STATED GOAL: Leaving out every picture, retype the lines below from the top through the one that contains "PW, PH = W - ML - MR, H - MT - MB".

MATERIAL SHOWN:
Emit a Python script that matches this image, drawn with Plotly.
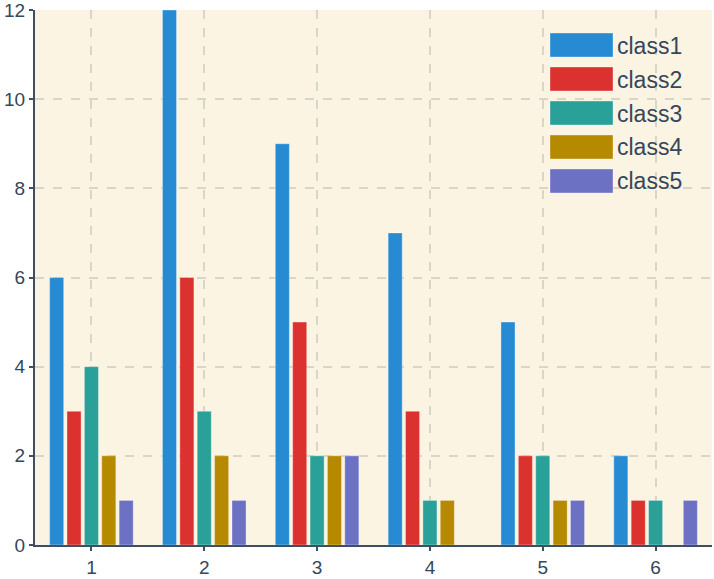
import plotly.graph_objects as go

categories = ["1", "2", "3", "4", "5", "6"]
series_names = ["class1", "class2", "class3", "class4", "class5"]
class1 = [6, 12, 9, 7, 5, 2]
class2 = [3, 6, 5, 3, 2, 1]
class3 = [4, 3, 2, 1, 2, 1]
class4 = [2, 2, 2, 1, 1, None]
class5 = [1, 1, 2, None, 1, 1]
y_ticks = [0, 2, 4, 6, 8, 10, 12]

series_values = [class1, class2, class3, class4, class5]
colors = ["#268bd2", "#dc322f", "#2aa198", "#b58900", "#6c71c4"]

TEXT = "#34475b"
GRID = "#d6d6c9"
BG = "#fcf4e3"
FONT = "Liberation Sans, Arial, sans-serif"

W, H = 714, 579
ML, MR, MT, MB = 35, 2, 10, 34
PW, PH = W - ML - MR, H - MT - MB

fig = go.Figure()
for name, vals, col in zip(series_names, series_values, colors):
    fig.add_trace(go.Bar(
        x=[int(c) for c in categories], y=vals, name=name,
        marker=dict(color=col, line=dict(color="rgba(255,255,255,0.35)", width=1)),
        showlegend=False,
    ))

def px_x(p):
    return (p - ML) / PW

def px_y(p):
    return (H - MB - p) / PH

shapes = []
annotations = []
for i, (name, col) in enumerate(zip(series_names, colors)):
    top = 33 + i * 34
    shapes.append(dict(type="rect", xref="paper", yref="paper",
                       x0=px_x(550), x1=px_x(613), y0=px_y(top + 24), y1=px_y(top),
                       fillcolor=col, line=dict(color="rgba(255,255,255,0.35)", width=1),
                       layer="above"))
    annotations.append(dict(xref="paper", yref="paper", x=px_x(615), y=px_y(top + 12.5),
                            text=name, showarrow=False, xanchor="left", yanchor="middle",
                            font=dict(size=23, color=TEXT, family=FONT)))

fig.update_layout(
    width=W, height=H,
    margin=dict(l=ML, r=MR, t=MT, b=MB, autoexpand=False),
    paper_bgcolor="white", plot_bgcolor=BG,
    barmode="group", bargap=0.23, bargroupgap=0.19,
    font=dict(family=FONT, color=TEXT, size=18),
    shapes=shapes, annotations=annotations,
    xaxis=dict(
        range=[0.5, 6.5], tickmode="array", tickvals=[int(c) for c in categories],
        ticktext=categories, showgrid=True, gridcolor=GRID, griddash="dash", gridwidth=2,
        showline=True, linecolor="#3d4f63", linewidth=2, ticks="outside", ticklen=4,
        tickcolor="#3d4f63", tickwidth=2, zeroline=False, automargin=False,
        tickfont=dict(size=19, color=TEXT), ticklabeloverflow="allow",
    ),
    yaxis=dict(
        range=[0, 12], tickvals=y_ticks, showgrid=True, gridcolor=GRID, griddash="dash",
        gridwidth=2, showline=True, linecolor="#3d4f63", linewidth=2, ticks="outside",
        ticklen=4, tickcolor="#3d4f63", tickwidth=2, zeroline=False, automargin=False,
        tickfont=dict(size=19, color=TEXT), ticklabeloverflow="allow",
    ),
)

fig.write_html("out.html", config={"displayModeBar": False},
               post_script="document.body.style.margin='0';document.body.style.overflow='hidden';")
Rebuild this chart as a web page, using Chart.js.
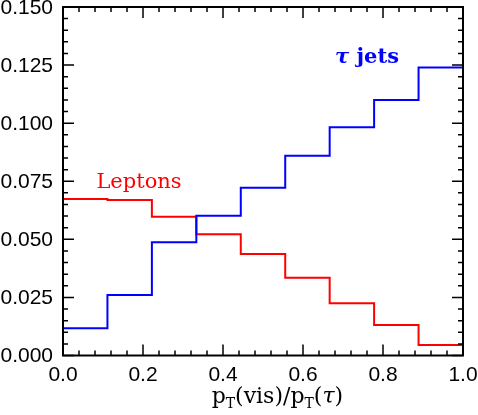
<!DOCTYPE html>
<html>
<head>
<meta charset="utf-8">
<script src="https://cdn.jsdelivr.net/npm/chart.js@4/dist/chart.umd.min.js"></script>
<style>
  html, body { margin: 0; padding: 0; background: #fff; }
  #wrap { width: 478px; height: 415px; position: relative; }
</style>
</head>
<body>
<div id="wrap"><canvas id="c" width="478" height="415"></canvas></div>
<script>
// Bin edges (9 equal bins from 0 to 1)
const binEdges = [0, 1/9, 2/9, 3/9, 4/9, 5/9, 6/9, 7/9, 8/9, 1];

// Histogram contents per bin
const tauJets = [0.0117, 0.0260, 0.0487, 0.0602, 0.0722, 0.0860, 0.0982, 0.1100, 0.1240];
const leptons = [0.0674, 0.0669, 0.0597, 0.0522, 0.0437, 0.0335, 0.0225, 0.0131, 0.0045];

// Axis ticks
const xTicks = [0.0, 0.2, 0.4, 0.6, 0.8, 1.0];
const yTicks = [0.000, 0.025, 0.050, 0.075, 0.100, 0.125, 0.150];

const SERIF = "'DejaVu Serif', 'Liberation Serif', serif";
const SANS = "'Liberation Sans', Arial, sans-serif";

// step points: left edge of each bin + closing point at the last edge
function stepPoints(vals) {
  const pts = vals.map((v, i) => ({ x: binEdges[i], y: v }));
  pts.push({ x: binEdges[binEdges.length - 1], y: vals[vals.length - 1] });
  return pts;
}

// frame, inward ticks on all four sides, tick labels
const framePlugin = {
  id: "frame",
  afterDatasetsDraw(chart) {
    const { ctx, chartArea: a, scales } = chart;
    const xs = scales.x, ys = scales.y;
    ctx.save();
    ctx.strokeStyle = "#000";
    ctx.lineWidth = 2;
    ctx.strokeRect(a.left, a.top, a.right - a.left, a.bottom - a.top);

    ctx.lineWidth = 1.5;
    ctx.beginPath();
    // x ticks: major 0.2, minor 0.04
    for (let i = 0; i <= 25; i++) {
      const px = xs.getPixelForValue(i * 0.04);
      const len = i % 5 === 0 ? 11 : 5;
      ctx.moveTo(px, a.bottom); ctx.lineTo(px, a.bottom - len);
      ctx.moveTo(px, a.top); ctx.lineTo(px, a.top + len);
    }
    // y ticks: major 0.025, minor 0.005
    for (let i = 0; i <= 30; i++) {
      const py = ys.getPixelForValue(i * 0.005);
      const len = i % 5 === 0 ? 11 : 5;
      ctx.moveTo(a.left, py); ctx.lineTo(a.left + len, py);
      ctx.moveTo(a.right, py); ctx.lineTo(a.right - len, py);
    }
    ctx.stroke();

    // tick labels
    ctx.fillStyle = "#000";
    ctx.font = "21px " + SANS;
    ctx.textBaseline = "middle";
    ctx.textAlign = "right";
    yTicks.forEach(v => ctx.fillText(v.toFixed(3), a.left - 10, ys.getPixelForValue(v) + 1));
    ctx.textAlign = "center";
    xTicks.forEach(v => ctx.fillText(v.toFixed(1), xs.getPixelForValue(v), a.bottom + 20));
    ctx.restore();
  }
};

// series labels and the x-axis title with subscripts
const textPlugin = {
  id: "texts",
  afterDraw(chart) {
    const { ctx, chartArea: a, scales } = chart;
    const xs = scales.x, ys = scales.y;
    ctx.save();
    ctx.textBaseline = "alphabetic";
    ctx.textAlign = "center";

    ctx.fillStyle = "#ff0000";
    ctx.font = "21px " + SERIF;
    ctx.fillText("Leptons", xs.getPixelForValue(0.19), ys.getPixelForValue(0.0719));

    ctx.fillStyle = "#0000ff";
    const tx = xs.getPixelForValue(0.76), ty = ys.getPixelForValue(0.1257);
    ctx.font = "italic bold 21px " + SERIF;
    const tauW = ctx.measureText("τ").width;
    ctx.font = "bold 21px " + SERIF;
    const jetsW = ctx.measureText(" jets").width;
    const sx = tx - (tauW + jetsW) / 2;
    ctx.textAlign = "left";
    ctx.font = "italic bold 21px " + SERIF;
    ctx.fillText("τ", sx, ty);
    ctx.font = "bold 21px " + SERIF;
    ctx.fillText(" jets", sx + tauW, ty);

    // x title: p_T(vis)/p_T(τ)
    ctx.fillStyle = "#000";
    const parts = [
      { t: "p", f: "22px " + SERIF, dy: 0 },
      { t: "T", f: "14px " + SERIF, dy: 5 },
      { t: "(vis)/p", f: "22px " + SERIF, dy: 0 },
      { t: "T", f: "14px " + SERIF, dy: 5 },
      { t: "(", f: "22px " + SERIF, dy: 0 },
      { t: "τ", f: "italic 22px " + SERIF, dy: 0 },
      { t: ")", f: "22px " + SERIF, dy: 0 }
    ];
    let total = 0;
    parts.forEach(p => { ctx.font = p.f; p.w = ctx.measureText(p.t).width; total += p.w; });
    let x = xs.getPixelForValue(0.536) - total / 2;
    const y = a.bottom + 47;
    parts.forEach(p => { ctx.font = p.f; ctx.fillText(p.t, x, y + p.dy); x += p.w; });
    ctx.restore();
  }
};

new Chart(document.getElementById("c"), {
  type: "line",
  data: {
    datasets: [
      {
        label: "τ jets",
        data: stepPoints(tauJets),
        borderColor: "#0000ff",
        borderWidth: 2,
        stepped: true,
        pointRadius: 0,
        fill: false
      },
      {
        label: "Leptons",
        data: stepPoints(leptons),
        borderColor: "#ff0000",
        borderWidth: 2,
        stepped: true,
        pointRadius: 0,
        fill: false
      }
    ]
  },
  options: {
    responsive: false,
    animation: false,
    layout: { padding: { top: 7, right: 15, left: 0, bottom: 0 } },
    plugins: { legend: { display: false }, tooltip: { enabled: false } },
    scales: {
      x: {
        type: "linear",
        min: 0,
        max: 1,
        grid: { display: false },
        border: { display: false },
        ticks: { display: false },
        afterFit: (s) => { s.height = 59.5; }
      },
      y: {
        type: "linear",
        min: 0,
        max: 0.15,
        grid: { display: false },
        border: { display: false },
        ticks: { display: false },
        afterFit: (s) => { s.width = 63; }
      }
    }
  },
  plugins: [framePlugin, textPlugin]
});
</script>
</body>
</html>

OUTPUT OF THE EXERCISE:
Emit a Python script that matches this image, drawn with Plotly.
import plotly.graph_objects as go

categories = ["1", "2", "3", "4", "5", "6"]
series_names = ["class1", "class2", "class3", "class4", "class5"]
class1 = [6, 12, 9, 7, 5, 2]
class2 = [3, 6, 5, 3, 2, 1]
class3 = [4, 3, 2, 1, 2, 1]
class4 = [2, 2, 2, 1, 1, None]
class5 = [1, 1, 2, None, 1, 1]
y_ticks = [0, 2, 4, 6, 8, 10, 12]

series_values = [class1, class2, class3, class4, class5]
colors = ["#268bd2", "#dc322f", "#2aa198", "#b58900", "#6c71c4"]

TEXT = "#34475b"
GRID = "#d6d6c9"
BG = "#fcf4e3"
FONT = "Liberation Sans, Arial, sans-serif"

W, H = 714, 579
ML, MR, MT, MB = 35, 2, 10, 34
PW, PH = W - ML - MR, H - MT - MB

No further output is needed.